--- BEGIN Available data ---

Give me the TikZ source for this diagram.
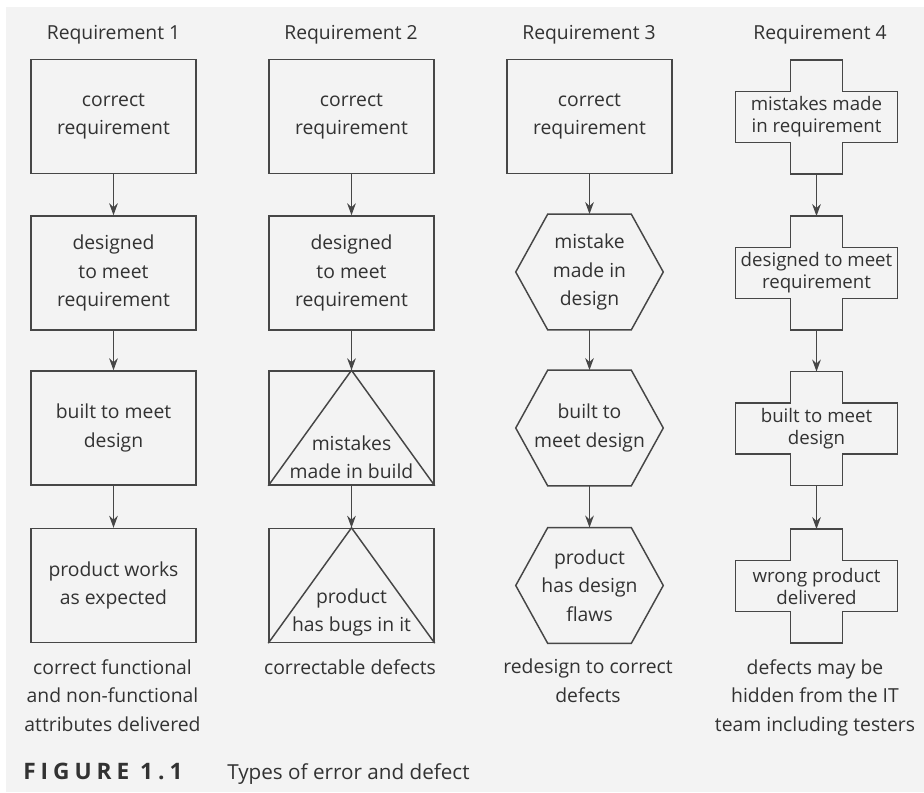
\documentclass[tikz,border=0pt]{standalone}
\usepackage{fontspec}
\setmainfont{Open Sans}
\usepackage{xcolor}
\usepackage{tikz}
\usetikzlibrary{arrows.meta}
\definecolor{inkGray}{RGB}{50, 50, 50}
\definecolor{lineGray}{RGB}{70, 70, 70}
\definecolor{paperGray}{RGB}{243, 243, 243}
\tikzset{
    txt/.style={align=center, inner sep=0pt, text=inkGray, font=\fontsize{14.5}{21.4}\selectfont},
    reqbox/.style={txt, draw=lineGray, line width=1.1pt, minimum width=123.75pt, minimum height=85.5pt},
    hexshape/.style={txt, minimum width=110.25pt, minimum height=86.5pt},
    crossshape/.style={txt, font=\fontsize{14}{16.5}\selectfont, minimum width=120.75pt, minimum height=85pt},
    outline/.style={draw=lineGray, line width=1.1pt, line join=miter},
    flow/.style={->, draw=lineGray, line width=1.1pt}
}

\begin{document}
\begin{tikzpicture}[x=0.75pt, y=-0.75pt, >={Stealth[length=9pt, width=6.5pt]}]
    \fill[white] (0,0) rectangle (924,792);
    \fill[paperGray] (6,7) rectangle (924,792);
    \useasboundingbox (0,0) rectangle (924,792);

    % headings
    \node[txt, anchor=base] (req1) at (113.5,40) {Requirement 1};
    \node[txt, anchor=base] (req2) at (351,40) {Requirement 2};
    \node[txt, anchor=base] (req3) at (589,40) {Requirement 3};
    \node[txt, anchor=base] (req4) at (820,40) {Requirement 4};

    % requirement 1
    \node[reqbox] (a1) at (113.5,116.5) {correct\\requirement};
    \node[reqbox] (a2) at (113.5,273) {designed\\to meet\\requirement};
    \node[reqbox] (a3) at (113.5,428) {built to meet\\design};
    \node[reqbox] (a4) at (113.5,585.5) {product works\\as expected};

    % requirement 2
    \node[reqbox] (b1) at (351.5,116.5) {correct\\requirement};
    \node[reqbox] (b2) at (351.5,273) {designed\\to meet\\requirement};
    \node[reqbox] (b3) at (351.5,428) {};
    \node[reqbox] (b4) at (351.5,585.5) {};
    \draw[outline] (b3.south west) -- (b3.north) -- (b3.south east);
    \draw[outline] (b4.south west) -- (b4.north) -- (b4.south east);
    \node[txt, anchor=south] (b3t) at ([yshift=5pt]b3.south) {mistakes\\made in build};
    \node[txt, anchor=south] (b4t) at ([yshift=5pt]b4.south) {product\\has bugs in it};

    % requirement 3
    \node[reqbox] (c1) at (589.5,116.5) {correct\\requirement};
    \node[hexshape] (c2) at (589.5,272) {mistake\\made in\\design};
    \node[hexshape] (c3) at (589.5,428) {built to\\meet design};
    \node[hexshape] (c4) at (589.5,585.5) {product\\has design\\flaws};
    \foreach \n in {c2,c3,c4}
        \draw[outline] ([xshift=24pt]\n.north west) -- ([xshift=-24pt]\n.north east) -- (\n.east)
            -- ([xshift=-24pt]\n.south east) -- ([xshift=24pt]\n.south west) -- (\n.west) -- cycle;

    % requirement 4
    \node[crossshape] (d1) at (816.5,117) {mistakes made\\in requirement};
    \node[crossshape] (d2) at (816.5,273) {designed to meet\\requirement};
    \node[crossshape] (d3) at (816.5,428.5) {built to meet\\design};
    \node[crossshape] (d4) at (816.5,586) {wrong product\\delivered};
    \foreach \n in {d1,d2,d3,d4}
        \draw[outline] ([xshift=-19.5pt]\n.north) -- ([xshift=19.5pt]\n.north)
            -- ([xshift=19.5pt,yshift=19pt]\n.center) -- ([yshift=19pt]\n.east)
            -- ([yshift=-19pt]\n.east) -- ([xshift=19.5pt,yshift=-19pt]\n.center)
            -- ([xshift=19.5pt]\n.south) -- ([xshift=-19.5pt]\n.south)
            -- ([xshift=-19.5pt,yshift=-19pt]\n.center) -- ([yshift=-19pt]\n.west)
            -- ([yshift=19pt]\n.west) -- ([xshift=-19.5pt,yshift=19pt]\n.center) -- cycle;

    % arrows
    \draw[flow] (a1) -- (a2);
    \draw[flow] (a2) -- (a3);
    \draw[flow] (a3) -- (a4);
    \draw[flow] (b1) -- (b2);
    \draw[flow] (b2) -- (b3.north);
    \draw[flow] (b3.south) -- (b4.north);
    \draw[flow] (c1) -- (c2);
    \draw[flow] (c2) -- (c3);
    \draw[flow] (c3) -- (c4);
    \draw[flow] (d1) -- (d2);
    \draw[flow] (d2) -- (d3);
    \draw[flow] (d3) -- (d4);

    % outcomes
    \node[txt, anchor=north] (res1) at (112.5,659) {correct functional\\and non-functional\\attributes delivered};
    \node[txt, anchor=north] (res2) at (350,659) {correctable defects};
    \node[txt, anchor=north] (res3) at (588,659) {redesign to correct\\defects};
    \node[txt, anchor=north] (res4) at (815,659) {defects may be\\hidden from the IT\\team including testers};

    % caption
    \node[anchor=base west, inner sep=0pt, text=inkGray, font=\fontsize{17}{20}\selectfont\bfseries\addfontfeatures{LetterSpace=22}] (figNum) at (23,779) {FIGURE 1.1};
    \node[anchor=base west, inner sep=0pt, text=inkGray, font=\fontsize{15.5}{20}\selectfont] (figTitle) at (227,779) {Types of error and defect};
\end{tikzpicture}
\end{document}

--- END Available data ---

§ Your objective
Omit the pictures, then output the rest of the listing exactly.

§ Solution
Give me the TikZ source for this diagram.
\documentclass[tikz,border=0pt]{standalone}
\usepackage{fontspec}
\setmainfont{Open Sans}
\usepackage{xcolor}
\usepackage{tikz}
\usetikzlibrary{arrows.meta}
\definecolor{inkGray}{RGB}{50, 50, 50}
\definecolor{lineGray}{RGB}{70, 70, 70}
\definecolor{paperGray}{RGB}{243, 243, 243}
\tikzset{
    txt/.style={align=center, inner sep=0pt, text=inkGray, font=\fontsize{14.5}{21.4}\selectfont},
    reqbox/.style={txt, draw=lineGray, line width=1.1pt, minimum width=123.75pt, minimum height=85.5pt},
    hexshape/.style={txt, minimum width=110.25pt, minimum height=86.5pt},
    crossshape/.style={txt, font=\fontsize{14}{16.5}\selectfont, minimum width=120.75pt, minimum height=85pt},
    outline/.style={draw=lineGray, line width=1.1pt, line join=miter},
    flow/.style={->, draw=lineGray, line width=1.1pt}
}

\begin{document}
\begin{tikzpicture}[x=0.75pt, y=-0.75pt, >={Stealth[length=9pt, width=6.5pt]}]
    \fill[white] (0,0) rectangle (924,792);
    \fill[paperGray] (6,7) rectangle (924,792);
    \useasboundingbox (0,0) rectangle (924,792);

    % headings
    \node[txt, anchor=base] (req1) at (113.5,40) {Requirement 1};
    \node[txt, anchor=base] (req2) at (351,40) {Requirement 2};
    \node[txt, anchor=base] (req3) at (589,40) {Requirement 3};
    \node[txt, anchor=base] (req4) at (820,40) {Requirement 4};

    % requirement 1
    \node[reqbox] (a1) at (113.5,116.5) {correct\\requirement};
    \node[reqbox] (a2) at (113.5,273) {designed\\to meet\\requirement};
    \node[reqbox] (a3) at (113.5,428) {built to meet\\design};
    \node[reqbox] (a4) at (113.5,585.5) {product works\\as expected};

    % requirement 2
    \node[reqbox] (b1) at (351.5,116.5) {correct\\requirement};
    \node[reqbox] (b2) at (351.5,273) {designed\\to meet\\requirement};
    \node[reqbox] (b3) at (351.5,428) {};
    \node[reqbox] (b4) at (351.5,585.5) {};
    \draw[outline] (b3.south west) -- (b3.north) -- (b3.south east);
    \draw[outline] (b4.south west) -- (b4.north) -- (b4.south east);
    \node[txt, anchor=south] (b3t) at ([yshift=5pt]b3.south) {mistakes\\made in build};
    \node[txt, anchor=south] (b4t) at ([yshift=5pt]b4.south) {product\\has bugs in it};

    % requirement 3
    \node[reqbox] (c1) at (589.5,116.5) {correct\\requirement};
    \node[hexshape] (c2) at (589.5,272) {mistake\\made in\\design};
    \node[hexshape] (c3) at (589.5,428) {built to\\meet design};
    \node[hexshape] (c4) at (589.5,585.5) {product\\has design\\flaws};
    \foreach \n in {c2,c3,c4}
        \draw[outline] ([xshift=24pt]\n.north west) -- ([xshift=-24pt]\n.north east) -- (\n.east)
            -- ([xshift=-24pt]\n.south east) -- ([xshift=24pt]\n.south west) -- (\n.west) -- cycle;

    % requirement 4
    \node[crossshape] (d1) at (816.5,117) {mistakes made\\in requirement};
    \node[crossshape] (d2) at (816.5,273) {designed to meet\\requirement};
    \node[crossshape] (d3) at (816.5,428.5) {built to meet\\design};
    \node[crossshape] (d4) at (816.5,586) {wrong product\\delivered};
    \foreach \n in {d1,d2,d3,d4}
        \draw[outline] ([xshift=-19.5pt]\n.north) -- ([xshift=19.5pt]\n.north)
            -- ([xshift=19.5pt,yshift=19pt]\n.center) -- ([yshift=19pt]\n.east)
            -- ([yshift=-19pt]\n.east) -- ([xshift=19.5pt,yshift=-19pt]\n.center)
            -- ([xshift=19.5pt]\n.south) -- ([xshift=-19.5pt]\n.south)
            -- ([xshift=-19.5pt,yshift=-19pt]\n.center) -- ([yshift=-19pt]\n.west)
            -- ([yshift=19pt]\n.west) -- ([xshift=-19.5pt,yshift=19pt]\n.center) -- cycle;

    % arrows
    \draw[flow] (a1) -- (a2);
    \draw[flow] (a2) -- (a3);
    \draw[flow] (a3) -- (a4);
    \draw[flow] (b1) -- (b2);
    \draw[flow] (b2) -- (b3.north);
    \draw[flow] (b3.south) -- (b4.north);
    \draw[flow] (c1) -- (c2);
    \draw[flow] (c2) -- (c3);
    \draw[flow] (c3) -- (c4);
    \draw[flow] (d1) -- (d2);
    \draw[flow] (d2) -- (d3);
    \draw[flow] (d3) -- (d4);

    % outcomes
    \node[txt, anchor=north] (res1) at (112.5,659) {correct functional\\and non-functional\\attributes delivered};
    \node[txt, anchor=north] (res2) at (350,659) {correctable defects};
    \node[txt, anchor=north] (res3) at (588,659) {redesign to correct\\defects};
    \node[txt, anchor=north] (res4) at (815,659) {defects may be\\hidden from the IT\\team including testers};

    % caption
    \node[anchor=base west, inner sep=0pt, text=inkGray, font=\fontsize{17}{20}\selectfont\bfseries\addfontfeatures{LetterSpace=22}] (figNum) at (23,779) {FIGURE 1.1};
    \node[anchor=base west, inner sep=0pt, text=inkGray, font=\fontsize{15.5}{20}\selectfont] (figTitle) at (227,779) {Types of error and defect};
\end{tikzpicture}
\end{document}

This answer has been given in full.